**Objective:** Everything from the line containing "What TikZ code" down to the line containing "(fw) at (598,287)" is to be returned exactly; include both boundary lines and leave out all others.

--- START Material provided ---

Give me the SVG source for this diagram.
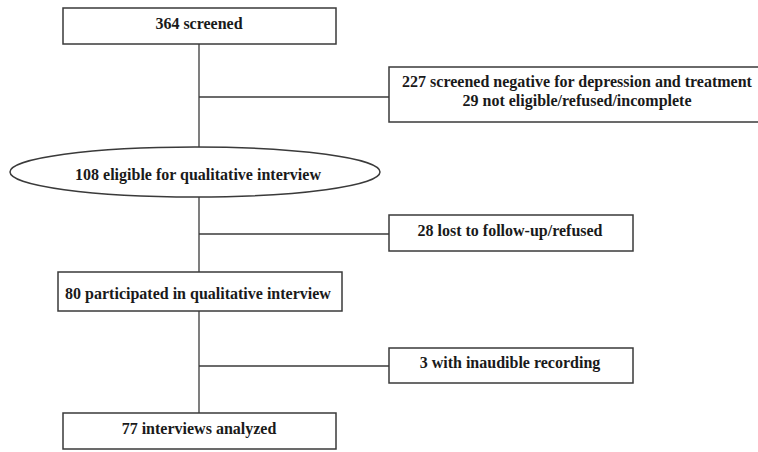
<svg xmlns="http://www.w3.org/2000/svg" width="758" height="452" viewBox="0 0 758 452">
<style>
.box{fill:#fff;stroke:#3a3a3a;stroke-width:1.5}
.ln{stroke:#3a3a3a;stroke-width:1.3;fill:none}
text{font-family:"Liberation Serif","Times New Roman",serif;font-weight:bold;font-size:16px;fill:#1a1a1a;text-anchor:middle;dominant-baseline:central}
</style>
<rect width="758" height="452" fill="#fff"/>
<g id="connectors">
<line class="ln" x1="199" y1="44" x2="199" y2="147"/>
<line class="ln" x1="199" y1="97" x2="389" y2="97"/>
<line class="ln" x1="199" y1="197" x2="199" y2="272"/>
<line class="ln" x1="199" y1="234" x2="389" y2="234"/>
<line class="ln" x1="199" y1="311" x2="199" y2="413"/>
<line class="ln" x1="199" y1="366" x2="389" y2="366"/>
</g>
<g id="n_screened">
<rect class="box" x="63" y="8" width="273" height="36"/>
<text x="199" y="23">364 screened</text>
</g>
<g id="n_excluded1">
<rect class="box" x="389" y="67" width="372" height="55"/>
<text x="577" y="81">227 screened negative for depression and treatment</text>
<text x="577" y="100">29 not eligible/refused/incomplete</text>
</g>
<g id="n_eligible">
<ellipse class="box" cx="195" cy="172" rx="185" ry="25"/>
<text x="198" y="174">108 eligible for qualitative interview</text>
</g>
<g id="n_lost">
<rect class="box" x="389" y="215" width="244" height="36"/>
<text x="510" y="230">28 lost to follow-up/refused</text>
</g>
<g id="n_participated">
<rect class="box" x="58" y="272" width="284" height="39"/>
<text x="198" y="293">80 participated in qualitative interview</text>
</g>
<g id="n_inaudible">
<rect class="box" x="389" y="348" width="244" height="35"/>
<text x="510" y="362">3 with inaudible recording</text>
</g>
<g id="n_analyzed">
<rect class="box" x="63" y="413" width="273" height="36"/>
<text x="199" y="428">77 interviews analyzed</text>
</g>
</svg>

--- END Material provided ---
--- START Material provided ---

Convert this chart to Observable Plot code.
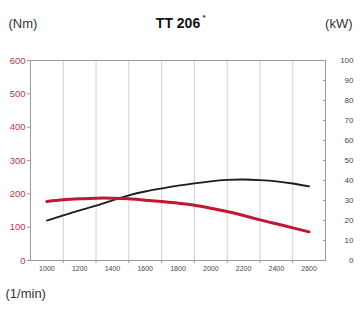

--- END Material provided ---
--- START Material provided ---

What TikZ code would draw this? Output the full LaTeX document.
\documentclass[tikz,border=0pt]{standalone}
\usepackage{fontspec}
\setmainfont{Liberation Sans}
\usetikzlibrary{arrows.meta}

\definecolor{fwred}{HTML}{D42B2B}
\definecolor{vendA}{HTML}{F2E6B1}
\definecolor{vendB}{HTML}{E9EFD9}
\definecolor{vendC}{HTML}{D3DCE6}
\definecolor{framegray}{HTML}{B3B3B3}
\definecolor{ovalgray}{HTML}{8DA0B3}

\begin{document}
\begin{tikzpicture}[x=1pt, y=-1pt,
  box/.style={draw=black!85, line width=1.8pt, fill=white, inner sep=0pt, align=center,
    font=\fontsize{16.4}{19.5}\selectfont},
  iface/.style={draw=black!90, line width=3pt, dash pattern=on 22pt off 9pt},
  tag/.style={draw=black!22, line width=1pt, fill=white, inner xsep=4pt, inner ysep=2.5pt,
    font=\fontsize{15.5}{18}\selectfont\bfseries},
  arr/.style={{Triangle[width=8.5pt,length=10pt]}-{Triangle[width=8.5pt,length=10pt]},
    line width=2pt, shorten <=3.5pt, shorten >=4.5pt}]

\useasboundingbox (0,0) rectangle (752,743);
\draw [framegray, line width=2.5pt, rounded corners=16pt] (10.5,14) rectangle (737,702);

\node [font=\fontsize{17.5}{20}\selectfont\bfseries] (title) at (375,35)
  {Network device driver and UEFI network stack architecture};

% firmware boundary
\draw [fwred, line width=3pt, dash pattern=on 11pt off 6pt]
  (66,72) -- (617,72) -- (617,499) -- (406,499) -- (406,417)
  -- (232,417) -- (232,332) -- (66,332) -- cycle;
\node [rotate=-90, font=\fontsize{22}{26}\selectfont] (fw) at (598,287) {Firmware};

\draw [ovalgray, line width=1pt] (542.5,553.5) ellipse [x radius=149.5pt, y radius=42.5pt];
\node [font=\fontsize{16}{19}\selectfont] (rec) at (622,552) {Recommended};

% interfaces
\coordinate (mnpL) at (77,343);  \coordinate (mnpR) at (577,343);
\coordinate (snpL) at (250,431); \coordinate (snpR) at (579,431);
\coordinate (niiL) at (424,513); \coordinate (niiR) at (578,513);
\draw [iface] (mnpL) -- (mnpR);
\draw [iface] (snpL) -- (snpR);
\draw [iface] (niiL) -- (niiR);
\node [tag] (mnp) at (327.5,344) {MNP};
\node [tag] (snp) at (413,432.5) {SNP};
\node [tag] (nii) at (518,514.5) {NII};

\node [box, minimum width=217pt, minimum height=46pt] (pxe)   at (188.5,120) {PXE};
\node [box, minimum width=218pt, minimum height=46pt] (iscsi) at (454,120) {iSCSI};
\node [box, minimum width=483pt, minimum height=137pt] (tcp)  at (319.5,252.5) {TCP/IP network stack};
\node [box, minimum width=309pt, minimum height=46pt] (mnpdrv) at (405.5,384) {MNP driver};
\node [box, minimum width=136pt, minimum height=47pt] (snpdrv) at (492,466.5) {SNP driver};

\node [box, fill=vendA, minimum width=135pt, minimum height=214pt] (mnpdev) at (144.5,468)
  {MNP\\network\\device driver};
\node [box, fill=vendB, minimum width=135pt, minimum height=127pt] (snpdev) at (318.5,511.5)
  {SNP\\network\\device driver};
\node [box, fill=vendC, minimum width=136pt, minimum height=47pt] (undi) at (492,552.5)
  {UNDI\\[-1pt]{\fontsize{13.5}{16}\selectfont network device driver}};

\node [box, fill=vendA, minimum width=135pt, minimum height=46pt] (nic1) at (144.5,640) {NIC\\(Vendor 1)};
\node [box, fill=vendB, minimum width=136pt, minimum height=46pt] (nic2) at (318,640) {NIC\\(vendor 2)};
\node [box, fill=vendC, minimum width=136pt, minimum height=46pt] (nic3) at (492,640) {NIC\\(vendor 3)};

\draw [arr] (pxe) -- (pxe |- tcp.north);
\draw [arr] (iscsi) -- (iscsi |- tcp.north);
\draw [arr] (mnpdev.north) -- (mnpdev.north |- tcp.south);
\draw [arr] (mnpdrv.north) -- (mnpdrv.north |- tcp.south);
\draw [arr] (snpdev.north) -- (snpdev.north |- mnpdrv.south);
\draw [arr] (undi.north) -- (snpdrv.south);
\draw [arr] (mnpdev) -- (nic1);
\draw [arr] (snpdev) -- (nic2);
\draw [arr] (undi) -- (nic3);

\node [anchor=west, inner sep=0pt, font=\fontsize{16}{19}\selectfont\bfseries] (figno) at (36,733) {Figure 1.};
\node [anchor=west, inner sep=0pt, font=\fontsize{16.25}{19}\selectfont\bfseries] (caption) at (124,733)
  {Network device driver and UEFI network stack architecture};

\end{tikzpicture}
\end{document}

--- END Material provided ---

**In response:**
What TikZ code would draw this? Output the full LaTeX document.
\documentclass[tikz,border=0pt]{standalone}
\usepackage{fontspec}
\setmainfont{Liberation Sans}
\usetikzlibrary{arrows.meta}

\definecolor{fwred}{HTML}{D42B2B}
\definecolor{vendA}{HTML}{F2E6B1}
\definecolor{vendB}{HTML}{E9EFD9}
\definecolor{vendC}{HTML}{D3DCE6}
\definecolor{framegray}{HTML}{B3B3B3}
\definecolor{ovalgray}{HTML}{8DA0B3}

\begin{document}
\begin{tikzpicture}[x=1pt, y=-1pt,
  box/.style={draw=black!85, line width=1.8pt, fill=white, inner sep=0pt, align=center,
    font=\fontsize{16.4}{19.5}\selectfont},
  iface/.style={draw=black!90, line width=3pt, dash pattern=on 22pt off 9pt},
  tag/.style={draw=black!22, line width=1pt, fill=white, inner xsep=4pt, inner ysep=2.5pt,
    font=\fontsize{15.5}{18}\selectfont\bfseries},
  arr/.style={{Triangle[width=8.5pt,length=10pt]}-{Triangle[width=8.5pt,length=10pt]},
    line width=2pt, shorten <=3.5pt, shorten >=4.5pt}]

\useasboundingbox (0,0) rectangle (752,743);
\draw [framegray, line width=2.5pt, rounded corners=16pt] (10.5,14) rectangle (737,702);

\node [font=\fontsize{17.5}{20}\selectfont\bfseries] (title) at (375,35)
  {Network device driver and UEFI network stack architecture};

% firmware boundary
\draw [fwred, line width=3pt, dash pattern=on 11pt off 6pt]
  (66,72) -- (617,72) -- (617,499) -- (406,499) -- (406,417)
  -- (232,417) -- (232,332) -- (66,332) -- cycle;
\node [rotate=-90, font=\fontsize{22}{26}\selectfont] (fw) at (598,287) {Firmware};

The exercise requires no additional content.